Repetitive thinking shows up in many ways. It can show up as routine thinking. When we become accustomed to a routine way of thinking, we don’t question it anymore. But repetitive thinking can also apply to social customs and manners that are widely accepted but not true. A very popular social custom is to sound nice, positive, spiritual, or moral. In other words, we do not say what we are actually thinking. That makes us inauthentic. It also causes us to project what we are hiding on to others.
The thought that arises first when we go to say something is what is in our mind. After all, we just thought it. Now, if that isn’t a nice thought, and we don’t want to say it, we should just let that thought go. Then we might say the next thought that arises in our mind, or we might let that thought go too. Eventually, we stop changing our mind or fixing our mind. We don’t have any thoughts in our mind that we don’t want to say anymore. With that intro, here’s our conversation.
Damien 1/24/2017
Lately, when I am involved in a conversation or overhear a conversation, it appears to go too fast for me to discriminate. So I make a quick note and come back to it later so that I can let go around anything that generated emotion. The one thing I did not see so well was projection. This post really helped me to see projection more clearly. Especially the part where you’re talking to someone who was talking nicely and positively.
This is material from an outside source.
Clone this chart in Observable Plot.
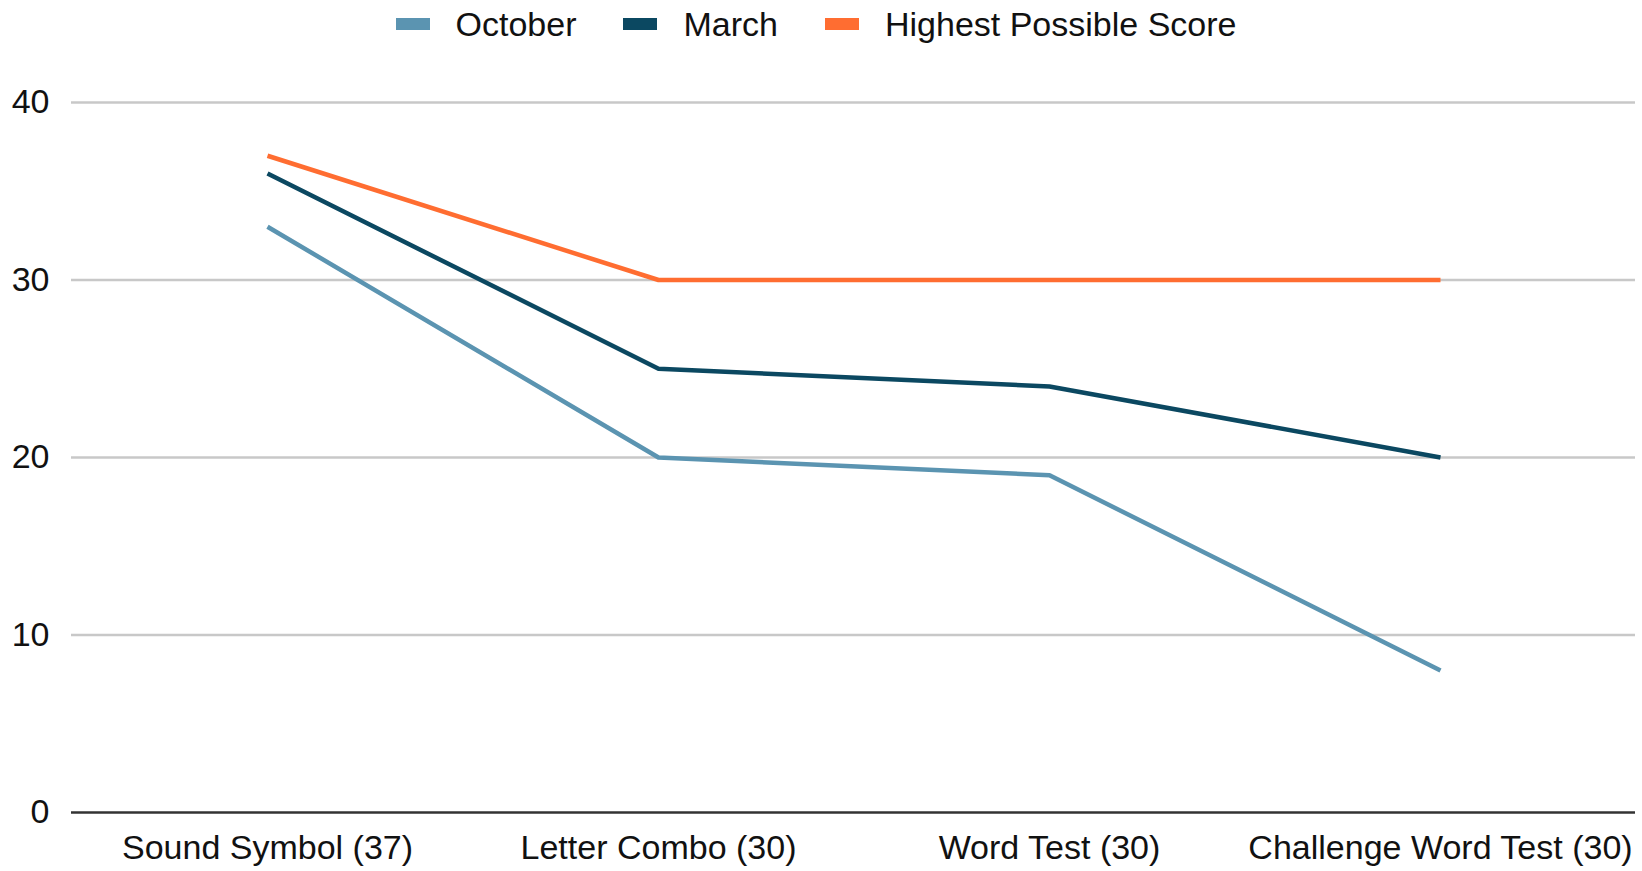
<!DOCTYPE html>
<html><head><meta charset="utf-8">
<script src="https://cdn.jsdelivr.net/npm/d3@7"></script>
<script src="https://cdn.jsdelivr.net/npm/@observablehq/plot@0.6"></script>
<style>
body{margin:0;background:#fff;font-family:"Liberation Sans",Arial,sans-serif;overflow:hidden;}
#legend{height:48px;display:flex;justify-content:center;align-items:center;font-size:34px;color:#111;padding-right:10px;}
.item{display:flex;align-items:center;margin:0 23.5px;}
.sw{width:34px;height:12px;margin-right:26px;}
#chart svg{display:block;}
</style></head><body>
<div id="legend"></div><div id="chart"></div>
<script>
const tests = ["Sound Symbol (37)", "Letter Combo (30)", "Word Test (30)", "Challenge Word Test (30)"];
const october = [33, 20, 19, 8];
const march = [36, 25, 24, 20];
const highest = [37, 30, 30, 30];
const seriesNames = ["October", "March", "Highest Possible Score"];
const seriesColors = ["#5b94b1", "#0b4861", "#ff6d31"];
const yTicks = [0, 10, 20, 30, 40];

const seriesValues = [october, march, highest];
const data = seriesNames.flatMap((s, j) => tests.map((t, i) => ({test: t, series: s, value: seriesValues[j][i]})));

const legend = document.getElementById("legend");
seriesNames.forEach((s, j) => {
  const it = document.createElement("div");
  it.className = "item";
  const sw = document.createElement("span");
  sw.className = "sw";
  sw.style.background = seriesColors[j];
  const tx = document.createElement("span");
  tx.textContent = s;
  it.appendChild(sw); it.appendChild(tx);
  legend.appendChild(it);
});

const plot = Plot.plot({
  width: 1642, height: 823,
  marginLeft: 71, marginRight: 7, marginTop: 54, marginBottom: 59,
  style: {fontSize: "34px", fontFamily: "'Liberation Sans', Arial, sans-serif", color: "#111", background: "white"},
  x: {type: "point", domain: tests, padding: 0.5, label: null},
  y: {domain: [0, 40], ticks: yTicks, label: null},
  color: {domain: seriesNames, range: seriesColors},
  marks: [
    Plot.ruleY(yTicks.filter(d => d > 0), {stroke: "#c8c8c8", strokeWidth: 2.5}),
    Plot.ruleY([0], {stroke: "#333333", strokeWidth: 2.5}),
    Plot.axisY({ticks: yTicks, tickSize: 0, tickPadding: 22, label: null}),
    Plot.axisX({tickSize: 0, tickPadding: 22, label: null}),
    Plot.lineY(data, {x: "test", y: "value", z: "series", stroke: "series", strokeWidth: 4.5, strokeLinecap: "butt"})
  ]
});
document.getElementById("chart").appendChild(plot);
</script>
</body></html>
Thank you, this was really helpful.
Cathy Replying to Damien 1/25/2017
Yeah, projection is hard for everyone because conversations do move very quickly. I still get caught in projections occasionally. I’m glad that the article was helpful.
Here’s some additional commentary for this article. First of all, you have to look at what beliefs you have that cause you to believe others or to take in what they say. We have beliefs in our minds that cause us to take in beliefs. For example, we think that we must believe someone with greater status or authority. We believe such people without thinking about doing so. We forget to discriminate when they speak.
At the end of initiation, we don’t believe any other person on any topic, but it takes years to get there. As free-minded beings, we don’t place anyone above us or below us. We live from our individual mental containers. But that isn’t how the illusion works. In the illusion, people have shared beliefs, shared knowledge, and shared rules and values. They have false identities stuck in their mind. The illusion is very complex. That’s why the Gold Circle takes time…much more time than people wish it took.
Let me elaborate on this issue of projection. When someone doesn’t say what they are thinking, they project out what they are hiding. Oh this horrifies people; they thought they were hiding their shitty thoughts. But we never are. Of course, most people don’t notice projection because their mind is so damn noisy. Most people are thinking when they are listening, so they aren’t listening at all. That also means that they aren’t discriminating.
But when you clean up your mind, it becomes quiet; you notice projection right away because you do listen to people. People who pretend to be nice, moral, positive, or spiritual always project. That used to upset me; I didn’t know what to do with their projections. But listening doesn’t mean believing another. It doesn’t mean submitting to the other. Projected thoughts are always false thoughts that generate emotion in us when we believe them. So we just let them go like any other thought. We get quicker at letting go of projections as our mind becomes quieter and clearer. But it is a complex topic because people project in many ways. That’s way beyond the scope of this article. I’ve written books on this topic in the Gold Circle.
Sarah 1/27/2017
Sarah began by quoting my article where I was talking about my own experience with my own mind. “So first, I have to see what my mind is doing automatically. In those repetitive moments, my mind would repeat the unwanted thoughts because I treated them like they were true or a warning. I wasn’t thinking, ‘This thought is true.’ It was more like I felt that I could not get the thought to leave. I was not discriminating at all. I didn’t think I could. As I said, in each case, I wanted to change the physical reality. I was stuck on that. I was not letting go of the thoughts that I had about my physical reality.”
Sarah: This is the absolute crux of the matter for me, the very issue that has kept me stuck. Seeing something in the illusion and truly believing it, then fearing it, has left me full of emotions and stuck for a very long time. So I’ve found letting go really tricky; it’s like asking me to speak French when foreign languages aren’t my thing. Little by little, I’ve had to work on this new way of using my mind. I can see that the thought is false; I want to drop it, so I say – “Nope my mind says (stubborn devil).” So I look at the clone and the tricks it’s playing and gain my courage to go deeper and deeper into my mind, which has scared me so much. I want to be less taken in by my mind. Fortunately, I no longer think I’m doing it wrong. It’ll come. Thanks, Cathy.
Cathy Replying to Sarah 1/27/2017
That’s why I say these things in so many different ways, Sarah. Different things click with different people. Glad that helped.
The key to letting go of any thought is to see it as FALSE. Talking to our mind doesn’t cause letting go, but speaking to our mind can sometimes remind us that we can let go. As long as we perceive a thought as true, we won’t let it go. There is a reason for that: We can’t let go of our True Self or what is naturally true for us. So our mind copies our True Self, and says, “I can’t let go of any belief that is labeled as true.” Unfortunately, our minds don’t realize that no beliefs are true. So letting go takes some patience, persistence, and practice.